> DIRECTION
From the listing below, restate word for word the lines from the line containing "Emit a Python" down through the line containing "from matplotlib.patches import Patch". Exclude pictures.

> GIVEN ENTRIES
══════════

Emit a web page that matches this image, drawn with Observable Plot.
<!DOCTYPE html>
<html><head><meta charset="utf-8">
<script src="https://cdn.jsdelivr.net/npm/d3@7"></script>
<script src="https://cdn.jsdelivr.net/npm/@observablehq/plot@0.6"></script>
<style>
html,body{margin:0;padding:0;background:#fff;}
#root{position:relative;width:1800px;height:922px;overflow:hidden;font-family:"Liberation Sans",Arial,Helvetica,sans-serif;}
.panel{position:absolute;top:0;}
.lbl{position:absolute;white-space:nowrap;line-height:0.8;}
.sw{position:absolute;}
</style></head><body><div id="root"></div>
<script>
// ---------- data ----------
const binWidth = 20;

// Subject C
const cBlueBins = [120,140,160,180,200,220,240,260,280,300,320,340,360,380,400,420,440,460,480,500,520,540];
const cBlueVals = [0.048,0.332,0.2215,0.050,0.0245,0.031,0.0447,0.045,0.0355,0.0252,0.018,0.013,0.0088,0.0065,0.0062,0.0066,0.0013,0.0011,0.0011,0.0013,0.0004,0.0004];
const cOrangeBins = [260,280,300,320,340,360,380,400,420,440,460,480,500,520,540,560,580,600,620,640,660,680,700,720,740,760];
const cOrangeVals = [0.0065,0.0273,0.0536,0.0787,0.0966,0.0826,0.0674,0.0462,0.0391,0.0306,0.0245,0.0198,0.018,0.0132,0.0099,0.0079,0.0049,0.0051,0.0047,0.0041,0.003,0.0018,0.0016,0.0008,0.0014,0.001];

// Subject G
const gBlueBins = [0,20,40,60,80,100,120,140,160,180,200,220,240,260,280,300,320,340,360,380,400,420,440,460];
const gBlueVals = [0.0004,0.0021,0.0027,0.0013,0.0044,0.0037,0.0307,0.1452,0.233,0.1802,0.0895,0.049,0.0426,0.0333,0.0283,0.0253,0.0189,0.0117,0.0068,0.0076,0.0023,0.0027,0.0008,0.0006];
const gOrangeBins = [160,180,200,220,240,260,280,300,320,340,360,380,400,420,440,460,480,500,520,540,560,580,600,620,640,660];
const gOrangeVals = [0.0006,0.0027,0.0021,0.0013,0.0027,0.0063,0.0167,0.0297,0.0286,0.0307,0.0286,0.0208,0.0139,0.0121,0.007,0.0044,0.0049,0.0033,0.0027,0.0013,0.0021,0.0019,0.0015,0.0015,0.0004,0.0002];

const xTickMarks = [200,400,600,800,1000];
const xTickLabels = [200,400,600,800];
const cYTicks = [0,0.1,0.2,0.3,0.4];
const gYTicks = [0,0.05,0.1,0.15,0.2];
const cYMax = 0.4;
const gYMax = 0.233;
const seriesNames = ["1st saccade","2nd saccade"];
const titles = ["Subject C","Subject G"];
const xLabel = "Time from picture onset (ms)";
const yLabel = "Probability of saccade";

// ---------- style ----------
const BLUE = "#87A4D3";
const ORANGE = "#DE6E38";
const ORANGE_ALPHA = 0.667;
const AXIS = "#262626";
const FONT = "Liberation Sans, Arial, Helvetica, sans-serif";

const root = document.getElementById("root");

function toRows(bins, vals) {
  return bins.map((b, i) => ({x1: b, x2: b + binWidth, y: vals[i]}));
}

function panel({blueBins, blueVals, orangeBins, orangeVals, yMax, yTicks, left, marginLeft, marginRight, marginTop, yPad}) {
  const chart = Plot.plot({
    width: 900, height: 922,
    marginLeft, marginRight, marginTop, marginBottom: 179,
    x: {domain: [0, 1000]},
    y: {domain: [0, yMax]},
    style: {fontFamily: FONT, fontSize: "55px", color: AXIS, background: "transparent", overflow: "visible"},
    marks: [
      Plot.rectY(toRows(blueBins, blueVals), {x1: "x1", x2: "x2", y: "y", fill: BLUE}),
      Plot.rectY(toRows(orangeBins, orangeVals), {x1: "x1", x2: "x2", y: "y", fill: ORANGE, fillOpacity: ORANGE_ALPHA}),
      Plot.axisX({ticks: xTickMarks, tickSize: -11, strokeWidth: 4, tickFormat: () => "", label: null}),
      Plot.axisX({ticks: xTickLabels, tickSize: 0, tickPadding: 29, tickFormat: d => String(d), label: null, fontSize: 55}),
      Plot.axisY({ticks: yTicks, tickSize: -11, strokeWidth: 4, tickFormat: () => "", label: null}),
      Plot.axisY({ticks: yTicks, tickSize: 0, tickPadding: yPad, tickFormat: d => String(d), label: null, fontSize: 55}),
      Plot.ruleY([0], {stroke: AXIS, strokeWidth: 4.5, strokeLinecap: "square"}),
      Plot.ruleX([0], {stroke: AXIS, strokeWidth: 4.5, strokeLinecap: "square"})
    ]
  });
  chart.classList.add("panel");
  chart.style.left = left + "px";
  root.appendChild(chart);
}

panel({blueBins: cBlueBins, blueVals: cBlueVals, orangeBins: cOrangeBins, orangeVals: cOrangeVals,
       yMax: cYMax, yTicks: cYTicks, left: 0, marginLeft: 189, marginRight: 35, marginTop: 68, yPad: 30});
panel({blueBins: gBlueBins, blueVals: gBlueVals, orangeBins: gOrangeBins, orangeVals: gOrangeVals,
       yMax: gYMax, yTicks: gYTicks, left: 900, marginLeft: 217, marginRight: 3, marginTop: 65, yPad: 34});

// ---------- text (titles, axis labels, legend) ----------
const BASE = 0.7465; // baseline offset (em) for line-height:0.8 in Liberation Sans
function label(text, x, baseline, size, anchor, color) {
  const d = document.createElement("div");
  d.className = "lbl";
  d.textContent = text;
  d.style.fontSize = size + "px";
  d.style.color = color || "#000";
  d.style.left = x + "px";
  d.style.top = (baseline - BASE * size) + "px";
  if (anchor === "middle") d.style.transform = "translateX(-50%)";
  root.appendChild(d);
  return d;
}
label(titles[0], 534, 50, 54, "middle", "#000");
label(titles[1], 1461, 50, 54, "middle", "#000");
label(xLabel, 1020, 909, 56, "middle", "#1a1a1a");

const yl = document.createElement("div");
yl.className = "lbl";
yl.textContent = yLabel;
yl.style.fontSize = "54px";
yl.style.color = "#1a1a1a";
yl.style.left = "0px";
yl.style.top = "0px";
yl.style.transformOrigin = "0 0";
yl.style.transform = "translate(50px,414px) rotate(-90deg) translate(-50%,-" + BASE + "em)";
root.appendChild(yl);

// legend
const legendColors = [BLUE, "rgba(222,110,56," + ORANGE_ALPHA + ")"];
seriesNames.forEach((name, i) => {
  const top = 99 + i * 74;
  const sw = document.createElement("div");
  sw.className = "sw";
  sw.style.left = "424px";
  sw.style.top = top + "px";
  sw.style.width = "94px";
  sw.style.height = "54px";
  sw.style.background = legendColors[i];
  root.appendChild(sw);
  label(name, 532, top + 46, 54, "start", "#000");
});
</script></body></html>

══════════

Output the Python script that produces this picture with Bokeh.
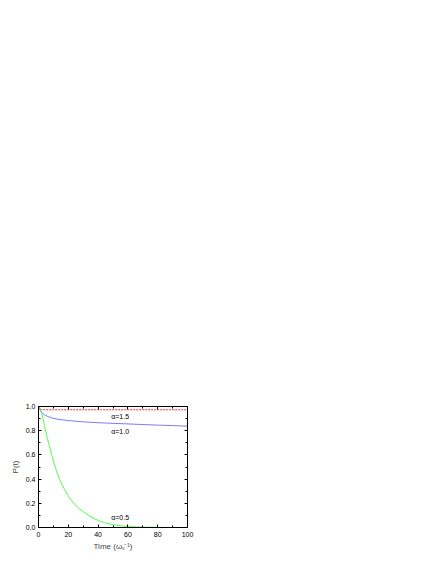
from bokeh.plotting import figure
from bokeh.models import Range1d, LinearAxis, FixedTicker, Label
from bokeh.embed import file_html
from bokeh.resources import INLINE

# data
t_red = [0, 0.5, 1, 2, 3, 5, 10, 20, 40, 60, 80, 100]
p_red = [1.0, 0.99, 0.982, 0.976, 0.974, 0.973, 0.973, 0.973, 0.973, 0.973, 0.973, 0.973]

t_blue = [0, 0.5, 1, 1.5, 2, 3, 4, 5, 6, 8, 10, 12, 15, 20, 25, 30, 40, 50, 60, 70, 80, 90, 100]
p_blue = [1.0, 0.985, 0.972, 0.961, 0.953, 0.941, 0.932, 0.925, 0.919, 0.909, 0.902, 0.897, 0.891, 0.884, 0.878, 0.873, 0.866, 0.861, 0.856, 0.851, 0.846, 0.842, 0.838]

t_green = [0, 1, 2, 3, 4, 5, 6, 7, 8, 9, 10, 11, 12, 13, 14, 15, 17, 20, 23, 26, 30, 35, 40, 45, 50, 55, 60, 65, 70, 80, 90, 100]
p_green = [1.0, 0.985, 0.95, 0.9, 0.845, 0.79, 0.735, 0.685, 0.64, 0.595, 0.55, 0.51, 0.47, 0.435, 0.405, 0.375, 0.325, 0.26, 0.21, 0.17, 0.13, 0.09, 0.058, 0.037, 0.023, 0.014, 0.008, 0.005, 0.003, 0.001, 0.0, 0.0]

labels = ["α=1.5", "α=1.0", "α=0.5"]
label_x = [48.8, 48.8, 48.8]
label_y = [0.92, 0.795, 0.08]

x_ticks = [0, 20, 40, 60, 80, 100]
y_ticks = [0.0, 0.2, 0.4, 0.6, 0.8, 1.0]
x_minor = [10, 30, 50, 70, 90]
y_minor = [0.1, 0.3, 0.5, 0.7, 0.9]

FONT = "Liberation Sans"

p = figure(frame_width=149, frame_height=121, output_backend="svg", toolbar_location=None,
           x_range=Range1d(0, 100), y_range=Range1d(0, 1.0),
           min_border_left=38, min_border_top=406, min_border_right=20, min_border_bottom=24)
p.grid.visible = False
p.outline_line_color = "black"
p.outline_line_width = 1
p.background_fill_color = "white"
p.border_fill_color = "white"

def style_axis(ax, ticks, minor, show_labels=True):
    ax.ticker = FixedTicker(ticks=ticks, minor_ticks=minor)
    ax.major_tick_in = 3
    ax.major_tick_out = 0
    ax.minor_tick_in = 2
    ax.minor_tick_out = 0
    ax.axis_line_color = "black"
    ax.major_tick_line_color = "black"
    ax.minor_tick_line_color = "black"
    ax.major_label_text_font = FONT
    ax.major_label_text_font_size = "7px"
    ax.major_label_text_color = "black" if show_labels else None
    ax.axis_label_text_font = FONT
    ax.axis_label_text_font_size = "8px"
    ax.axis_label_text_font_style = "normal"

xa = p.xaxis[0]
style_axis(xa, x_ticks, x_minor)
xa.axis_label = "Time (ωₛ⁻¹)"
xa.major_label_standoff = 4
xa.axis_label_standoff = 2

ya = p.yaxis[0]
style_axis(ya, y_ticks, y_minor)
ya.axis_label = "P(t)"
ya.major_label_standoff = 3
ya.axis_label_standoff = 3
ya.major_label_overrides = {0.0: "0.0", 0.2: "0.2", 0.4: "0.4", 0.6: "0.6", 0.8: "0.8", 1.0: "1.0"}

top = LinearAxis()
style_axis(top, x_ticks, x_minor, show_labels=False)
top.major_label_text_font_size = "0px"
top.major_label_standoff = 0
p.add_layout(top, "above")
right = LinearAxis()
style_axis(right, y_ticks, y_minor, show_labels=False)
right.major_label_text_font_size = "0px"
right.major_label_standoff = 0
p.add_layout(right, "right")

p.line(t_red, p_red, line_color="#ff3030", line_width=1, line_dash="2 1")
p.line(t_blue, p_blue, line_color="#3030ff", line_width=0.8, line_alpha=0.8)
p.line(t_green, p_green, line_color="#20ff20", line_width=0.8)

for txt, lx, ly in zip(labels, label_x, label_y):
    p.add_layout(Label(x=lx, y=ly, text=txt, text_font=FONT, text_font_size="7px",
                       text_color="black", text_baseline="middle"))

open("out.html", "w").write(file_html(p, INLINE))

══════════

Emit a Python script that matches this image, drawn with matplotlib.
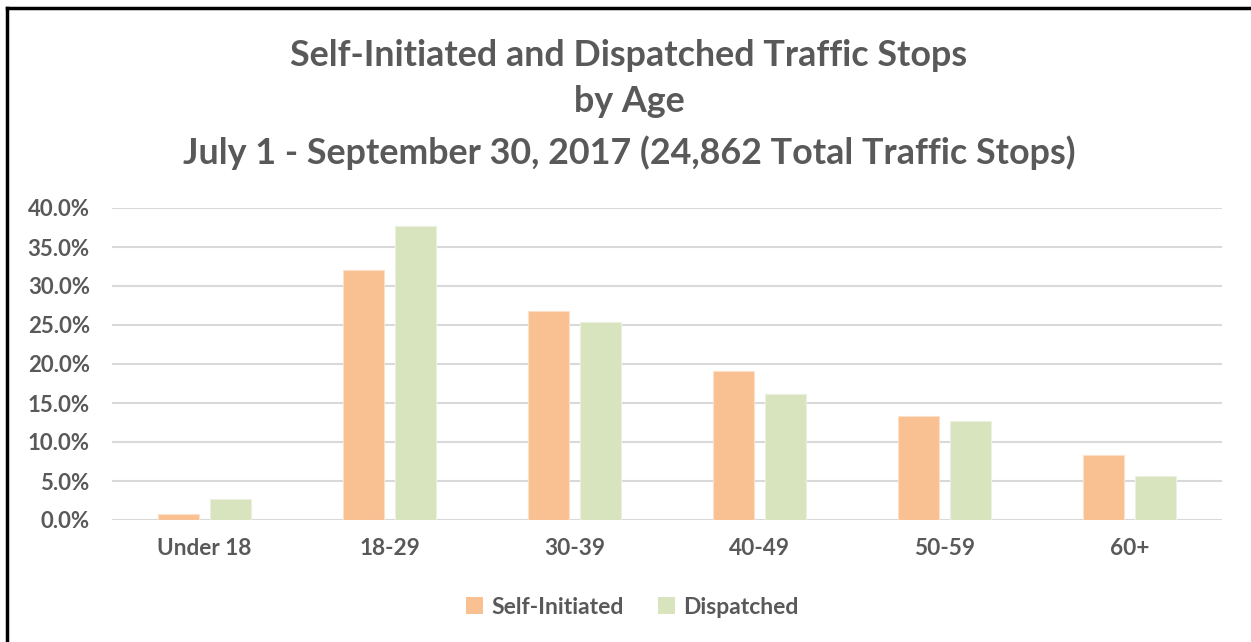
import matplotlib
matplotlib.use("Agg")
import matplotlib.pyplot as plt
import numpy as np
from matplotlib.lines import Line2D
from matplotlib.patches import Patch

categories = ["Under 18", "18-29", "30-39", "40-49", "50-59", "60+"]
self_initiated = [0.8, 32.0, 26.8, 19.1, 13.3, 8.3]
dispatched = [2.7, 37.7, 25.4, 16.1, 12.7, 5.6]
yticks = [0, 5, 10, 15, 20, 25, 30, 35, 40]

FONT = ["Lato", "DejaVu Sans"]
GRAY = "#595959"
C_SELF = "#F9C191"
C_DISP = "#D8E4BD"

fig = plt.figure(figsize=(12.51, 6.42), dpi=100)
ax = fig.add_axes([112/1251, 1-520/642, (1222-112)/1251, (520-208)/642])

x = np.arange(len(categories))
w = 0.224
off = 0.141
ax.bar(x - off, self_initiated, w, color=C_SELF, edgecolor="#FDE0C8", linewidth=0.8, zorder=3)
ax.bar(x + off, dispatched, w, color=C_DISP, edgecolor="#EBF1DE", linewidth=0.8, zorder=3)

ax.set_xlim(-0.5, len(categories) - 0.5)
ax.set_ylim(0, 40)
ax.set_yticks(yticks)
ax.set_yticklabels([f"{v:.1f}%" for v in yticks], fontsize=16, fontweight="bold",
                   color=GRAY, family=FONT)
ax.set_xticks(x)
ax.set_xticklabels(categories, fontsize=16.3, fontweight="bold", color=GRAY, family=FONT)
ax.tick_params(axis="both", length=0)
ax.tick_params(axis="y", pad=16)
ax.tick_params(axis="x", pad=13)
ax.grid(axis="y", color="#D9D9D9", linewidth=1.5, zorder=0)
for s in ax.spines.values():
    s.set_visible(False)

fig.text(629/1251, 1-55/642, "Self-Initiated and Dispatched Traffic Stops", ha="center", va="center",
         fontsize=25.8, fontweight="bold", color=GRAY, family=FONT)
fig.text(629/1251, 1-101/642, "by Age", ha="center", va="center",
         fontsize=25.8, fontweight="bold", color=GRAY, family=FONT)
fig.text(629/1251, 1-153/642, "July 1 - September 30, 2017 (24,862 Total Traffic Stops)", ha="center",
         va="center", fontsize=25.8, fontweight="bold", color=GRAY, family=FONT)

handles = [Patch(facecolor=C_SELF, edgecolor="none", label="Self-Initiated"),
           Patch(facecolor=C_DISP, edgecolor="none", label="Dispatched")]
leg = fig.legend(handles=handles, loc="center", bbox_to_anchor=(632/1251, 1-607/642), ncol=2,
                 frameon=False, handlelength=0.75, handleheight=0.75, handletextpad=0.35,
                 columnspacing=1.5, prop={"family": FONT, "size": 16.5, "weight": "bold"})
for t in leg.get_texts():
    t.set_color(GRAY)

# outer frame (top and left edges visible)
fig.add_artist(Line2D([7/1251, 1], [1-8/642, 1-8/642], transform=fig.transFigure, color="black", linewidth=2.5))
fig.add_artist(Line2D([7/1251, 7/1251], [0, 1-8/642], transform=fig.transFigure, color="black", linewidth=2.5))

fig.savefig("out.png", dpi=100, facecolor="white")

══════════

> COMPLETED TASK
Emit a Python script that matches this image, drawn with matplotlib.
import matplotlib
matplotlib.use("Agg")
import matplotlib.pyplot as plt
import numpy as np
from matplotlib.lines import Line2D
from matplotlib.patches import Patch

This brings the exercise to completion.